■ Stated goal ■
Please print exactly the lines below, from the start of the material up to and including the line with "TXT_DY = 14", but none of the pictures.

## BEGIN Information shown

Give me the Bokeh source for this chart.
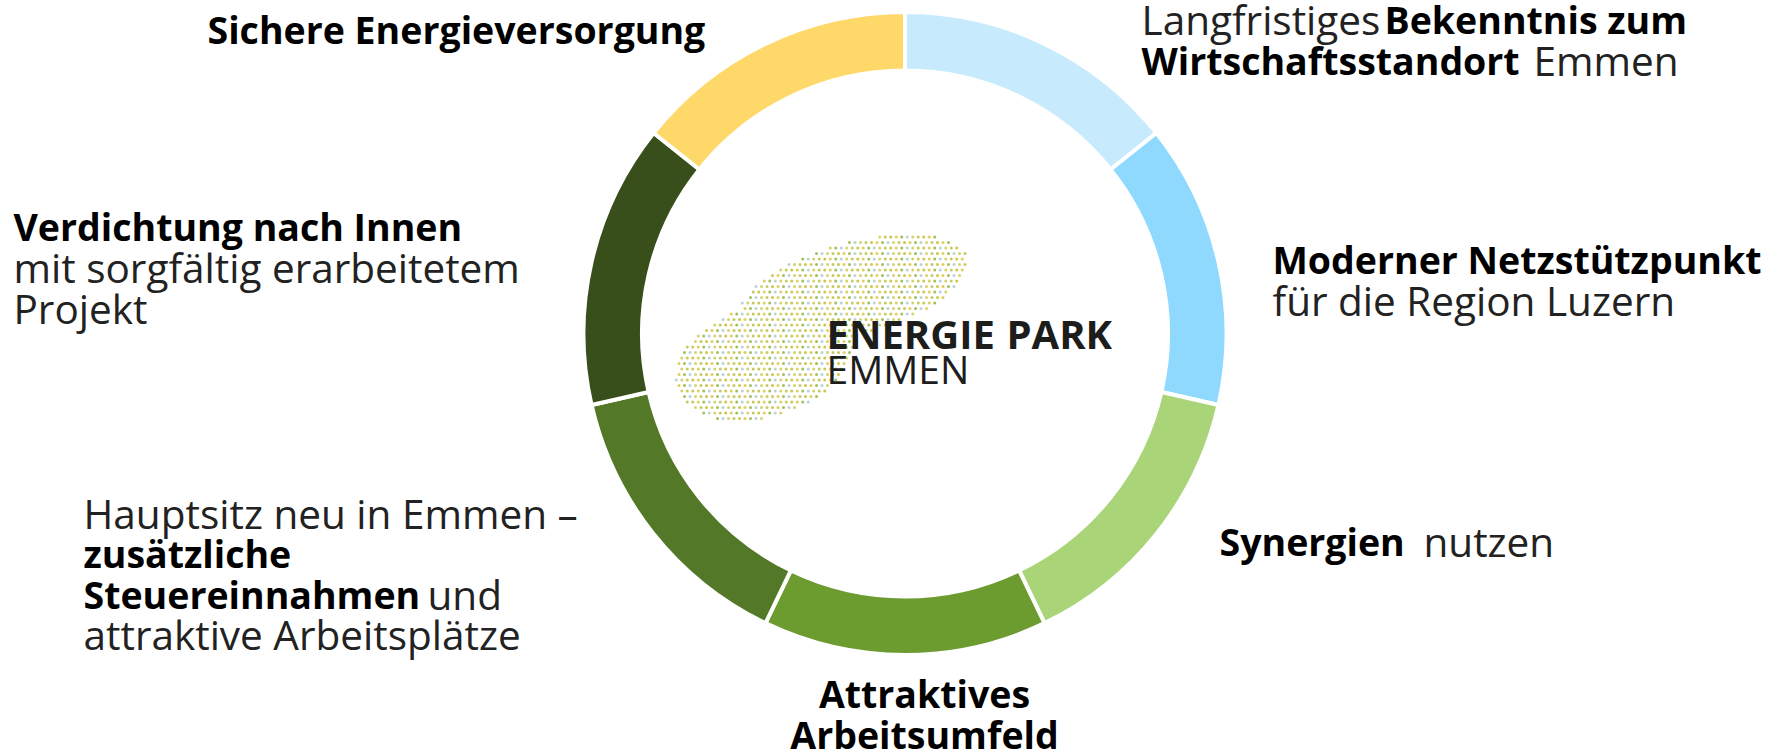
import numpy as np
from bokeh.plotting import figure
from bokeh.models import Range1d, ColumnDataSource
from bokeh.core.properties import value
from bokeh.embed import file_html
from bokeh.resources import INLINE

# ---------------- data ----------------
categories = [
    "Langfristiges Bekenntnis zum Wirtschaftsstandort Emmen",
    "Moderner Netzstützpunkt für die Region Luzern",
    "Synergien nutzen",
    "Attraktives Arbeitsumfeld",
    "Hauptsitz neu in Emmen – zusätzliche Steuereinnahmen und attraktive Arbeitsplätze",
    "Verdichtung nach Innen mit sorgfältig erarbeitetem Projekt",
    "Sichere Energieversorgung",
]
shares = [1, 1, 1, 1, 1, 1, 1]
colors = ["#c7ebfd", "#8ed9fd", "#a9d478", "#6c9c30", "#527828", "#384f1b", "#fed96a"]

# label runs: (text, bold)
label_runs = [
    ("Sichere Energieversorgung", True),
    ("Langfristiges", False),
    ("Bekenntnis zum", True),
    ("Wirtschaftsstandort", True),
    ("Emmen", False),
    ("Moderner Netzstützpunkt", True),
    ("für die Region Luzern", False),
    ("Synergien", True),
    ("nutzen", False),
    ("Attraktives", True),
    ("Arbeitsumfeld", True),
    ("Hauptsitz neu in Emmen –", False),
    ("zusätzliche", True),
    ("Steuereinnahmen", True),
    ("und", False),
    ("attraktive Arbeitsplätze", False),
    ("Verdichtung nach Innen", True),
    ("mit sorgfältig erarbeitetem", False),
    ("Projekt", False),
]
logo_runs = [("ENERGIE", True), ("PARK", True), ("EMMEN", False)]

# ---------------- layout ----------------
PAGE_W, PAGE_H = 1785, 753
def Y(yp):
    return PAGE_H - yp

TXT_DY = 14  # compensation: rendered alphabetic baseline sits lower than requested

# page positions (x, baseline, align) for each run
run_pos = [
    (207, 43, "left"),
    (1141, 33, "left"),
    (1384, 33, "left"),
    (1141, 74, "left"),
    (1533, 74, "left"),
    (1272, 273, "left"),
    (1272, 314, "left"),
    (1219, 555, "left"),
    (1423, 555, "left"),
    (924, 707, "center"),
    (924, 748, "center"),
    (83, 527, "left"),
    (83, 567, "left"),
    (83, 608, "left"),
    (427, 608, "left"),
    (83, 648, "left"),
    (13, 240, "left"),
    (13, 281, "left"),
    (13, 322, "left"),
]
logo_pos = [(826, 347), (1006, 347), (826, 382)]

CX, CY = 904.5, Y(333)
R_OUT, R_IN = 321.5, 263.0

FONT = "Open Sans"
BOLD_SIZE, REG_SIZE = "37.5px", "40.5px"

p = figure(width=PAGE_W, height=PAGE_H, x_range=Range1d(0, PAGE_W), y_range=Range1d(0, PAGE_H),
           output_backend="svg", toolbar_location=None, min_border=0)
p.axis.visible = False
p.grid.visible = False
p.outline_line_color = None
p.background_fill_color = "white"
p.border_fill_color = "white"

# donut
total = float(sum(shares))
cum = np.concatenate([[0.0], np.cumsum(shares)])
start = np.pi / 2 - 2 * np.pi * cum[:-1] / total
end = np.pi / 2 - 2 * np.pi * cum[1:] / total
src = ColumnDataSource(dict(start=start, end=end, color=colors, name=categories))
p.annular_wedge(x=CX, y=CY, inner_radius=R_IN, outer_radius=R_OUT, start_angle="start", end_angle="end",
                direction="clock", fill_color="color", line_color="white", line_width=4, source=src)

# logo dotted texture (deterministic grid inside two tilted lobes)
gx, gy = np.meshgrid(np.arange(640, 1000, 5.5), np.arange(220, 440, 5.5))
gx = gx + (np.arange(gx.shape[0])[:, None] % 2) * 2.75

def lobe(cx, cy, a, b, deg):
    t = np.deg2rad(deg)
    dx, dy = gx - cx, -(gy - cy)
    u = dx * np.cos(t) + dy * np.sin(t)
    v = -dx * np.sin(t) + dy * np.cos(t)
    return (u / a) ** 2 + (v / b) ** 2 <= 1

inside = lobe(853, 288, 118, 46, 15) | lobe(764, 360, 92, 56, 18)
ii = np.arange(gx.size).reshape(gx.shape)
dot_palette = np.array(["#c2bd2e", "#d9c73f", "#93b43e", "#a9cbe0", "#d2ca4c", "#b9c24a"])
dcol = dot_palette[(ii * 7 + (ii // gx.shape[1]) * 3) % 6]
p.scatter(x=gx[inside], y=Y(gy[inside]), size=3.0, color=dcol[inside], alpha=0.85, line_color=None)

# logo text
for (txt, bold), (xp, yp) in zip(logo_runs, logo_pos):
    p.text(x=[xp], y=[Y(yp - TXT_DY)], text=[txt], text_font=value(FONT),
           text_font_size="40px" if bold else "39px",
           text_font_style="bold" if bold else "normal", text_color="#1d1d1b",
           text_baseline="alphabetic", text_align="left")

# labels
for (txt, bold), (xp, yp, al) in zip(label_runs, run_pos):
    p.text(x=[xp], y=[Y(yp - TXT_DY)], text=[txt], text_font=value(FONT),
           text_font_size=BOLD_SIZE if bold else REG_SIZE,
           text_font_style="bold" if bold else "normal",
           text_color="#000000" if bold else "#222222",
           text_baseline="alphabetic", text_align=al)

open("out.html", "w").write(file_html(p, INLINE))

## END Information shown

■ Exercise answer ■
Give me the Bokeh source for this chart.
import numpy as np
from bokeh.plotting import figure
from bokeh.models import Range1d, ColumnDataSource
from bokeh.core.properties import value
from bokeh.embed import file_html
from bokeh.resources import INLINE

# ---------------- data ----------------
categories = [
    "Langfristiges Bekenntnis zum Wirtschaftsstandort Emmen",
    "Moderner Netzstützpunkt für die Region Luzern",
    "Synergien nutzen",
    "Attraktives Arbeitsumfeld",
    "Hauptsitz neu in Emmen – zusätzliche Steuereinnahmen und attraktive Arbeitsplätze",
    "Verdichtung nach Innen mit sorgfältig erarbeitetem Projekt",
    "Sichere Energieversorgung",
]
shares = [1, 1, 1, 1, 1, 1, 1]
colors = ["#c7ebfd", "#8ed9fd", "#a9d478", "#6c9c30", "#527828", "#384f1b", "#fed96a"]

# label runs: (text, bold)
label_runs = [
    ("Sichere Energieversorgung", True),
    ("Langfristiges", False),
    ("Bekenntnis zum", True),
    ("Wirtschaftsstandort", True),
    ("Emmen", False),
    ("Moderner Netzstützpunkt", True),
    ("für die Region Luzern", False),
    ("Synergien", True),
    ("nutzen", False),
    ("Attraktives", True),
    ("Arbeitsumfeld", True),
    ("Hauptsitz neu in Emmen –", False),
    ("zusätzliche", True),
    ("Steuereinnahmen", True),
    ("und", False),
    ("attraktive Arbeitsplätze", False),
    ("Verdichtung nach Innen", True),
    ("mit sorgfältig erarbeitetem", False),
    ("Projekt", False),
]
logo_runs = [("ENERGIE", True), ("PARK", True), ("EMMEN", False)]

# ---------------- layout ----------------
PAGE_W, PAGE_H = 1785, 753
def Y(yp):
    return PAGE_H - yp

TXT_DY = 14  # compensation: rendered alphabetic baseline sits lower than requested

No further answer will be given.